Course Coordinator: 
David Armitage
Fundamentals of Ecology

The field of ecology is guided by one central question: What are the processes that determine the distribution and abundance of organisms? This course will introduce you to the fundamental theory and problems in ecology through reading, discussion, and lecture. Special attention will be paid to the principles governing population dynamics over time and space, theories of community assembly and species coexistence, and processes of material cycling through ecosystems. Beyond the specific subject matter, training in ecology can prepare one’s mind to appreciate the causal feedbacks, scale dependencies, and contingencies of the complex social world we inhabit.

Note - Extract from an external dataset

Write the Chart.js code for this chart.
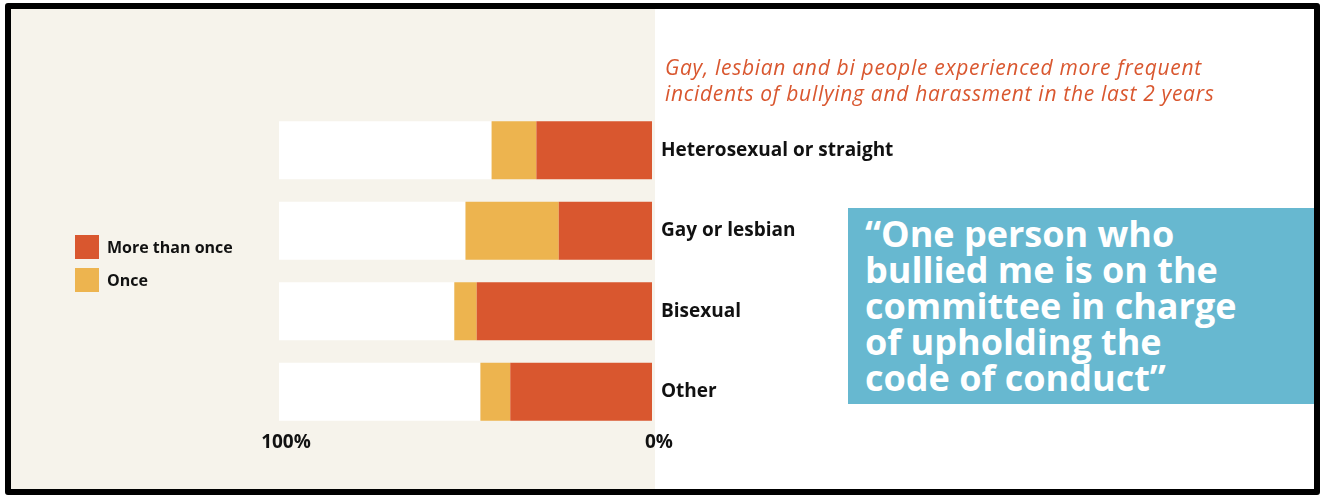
<!DOCTYPE html>
<html>
<head>
<meta charset="utf-8">
<script src="https://cdn.jsdelivr.net/npm/chart.js@4.4.1/dist/chart.umd.min.js"></script>
<style>
  html, body { margin: 0; padding: 0; background: #fff; }
  #stage { position: relative; width: 1320px; height: 497px; overflow: hidden; background: #fff; font-family: 'Open Sans', sans-serif; }
  #panel { position: absolute; left: 11px; top: 9px; width: 644px; height: 480px; background: #f6f3eb; }
  #frame { position: absolute; left: 5px; top: 3px; width: 1315px; height: 492px; border: 6px solid #000; border-radius: 3px; box-sizing: border-box; }
  #chartBox { position: absolute; left: 0; top: 0; width: 1320px; height: 497px; }
  #title { position: absolute; left: 665px; top: 54px; font-size: 21px; line-height: 26px; letter-spacing: 0.7px; font-style: italic; color: #d9572f; }
  #legend { position: absolute; left: 75px; top: 235px; }
  .legend-item { display: flex; align-items: center; height: 24px; margin-bottom: 9px; font-size: 16px; font-weight: 700; color: #111; }
  .legend-swatch { width: 24px; height: 24px; margin-right: 8px; }
  #quote { position: absolute; left: 848px; top: 208px; width: 466px; height: 196px; background: #67b8d0; color: #fff;
           font-size: 36px; line-height: 36px; font-weight: 700; padding: 8px 0 0 17px; box-sizing: border-box; }
</style>
</head>
<body>
<div id="stage">
  <div id="panel"></div>
  <div id="chartBox"><canvas id="barChartCanvas" width="1320" height="497"></canvas></div>
  <div id="title">Gay, lesbian and bi people experienced more frequent<br>incidents of bullying and harassment in the last 2 years</div>
  <div id="legend"></div>
  <div id="quote">“One person who<br>bullied me is on the<br>committee in charge<br>of upholding the<br>code of conduct”</div>
  <div id="frame"></div>
</div>
<script>
const categories = ['Heterosexual or straight', 'Gay or lesbian', 'Bisexual', 'Other'];
const moreThanOnce = [31, 25, 47, 38];
const once = [12, 25, 6, 8];
const axisTicks = [100, 0];

// white part of each bar: whatever is left up to 100%
const remainder = categories.map((c, i) => 100 - moreThanOnce[i] - once[i]);

Chart.defaults.font.family = "'Open Sans', sans-serif";
Chart.defaults.color = '#111';

const chart = new Chart('barChartCanvas', {
    type: 'bar',
    data: {
        labels: categories,
        datasets: [
            {
                label: 'More than once',
                data: moreThanOnce,
                backgroundColor: '#d9572f'
            },
            {
                label: 'Once',
                data: once,
                backgroundColor: '#edb44f'
            },
            {
                label: '',
                data: remainder,
                backgroundColor: '#ffffff'
            }
        ]
    },
    options: {
        indexAxis: 'y',
        responsive: false,
        animation: false,
        events: [],
        layout: {
            padding: { left: 279, right: 408, top: 110, bottom: 35 }
        },
        datasets: {
            bar: { categoryPercentage: 1, barPercentage: 0.72, borderWidth: 0 }
        },
        plugins: {
            legend: { display: false },
            tooltip: { enabled: false }
        },
        scales: {
            x: {
                stacked: true,
                reverse: true,
                min: 0,
                max: 100,
                grid: { display: false, drawTicks: false },
                border: { display: false },
                afterBuildTicks: (scale) => { scale.ticks = axisTicks.map(v => ({ value: v })); },
                afterFit: (scale) => { scale.height = 30; },
                ticks: {
                    padding: -1,
                    labelOffset: 7,
                    maxRotation: 0,
                    font: { size: 19, weight: 'bold' },
                    callback: (v) => v + '%'
                }
            },
            y: {
                stacked: true,
                position: 'right',
                grid: { display: false, drawTicks: false },
                border: { display: false },
                afterFit: (scale) => { scale.width = 260; },
                ticks: {
                    padding: 9,
                    font: { size: 19, weight: 'bold' }
                }
            }
        }
    }
});

// legend built from the labelled datasets
const legendBox = document.getElementById('legend');
chart.data.datasets.filter(d => d.label).forEach(d => {
    const item = document.createElement('div');
    item.className = 'legend-item';
    item.innerHTML = '<span class="legend-swatch" style="background:' + d.backgroundColor + '"></span>' + d.label;
    legendBox.appendChild(item);
});
</script>
</body>
</html>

• Differentiate and critique major theories of population and community ecology. • Develop and analyze simple population dynamic models. • Critically evaluate primary literature using evidence-based methods and modern statistics. • Cogently summarize a scientific controversy through writing.
Course Content: 
  1. Autecology
  2. Single species population dynamics
  3. Consumer-resource interactions
  4. Competition, mutualism, and disease
  5. Ecological networks and trophic structure
  6. Community assembly & succession
  7. Spatial processes
  8. Nonequilibrium ecology
  9. Biodiversity and macroecology
  10. Material cycling through ecosystems
  11. Biodiversity and ecosystem functioning
Course Type: 
A final letter grade will be given as an equal combination of the numeric grade from problem sets, your written assignment, and your contribution to in-class discussion.
Text Book: 
Community Ecology (2nd edition). Mittelbach, GG & McGill, BJ. 2019. Oxford University Press
Reference Book: 
Additional required reading in the form of journal articles and book chapters will be made available by the instructor.
Prior Knowledge: 

Undergraduate-level coursework in general biology and calculus are recommended but not required.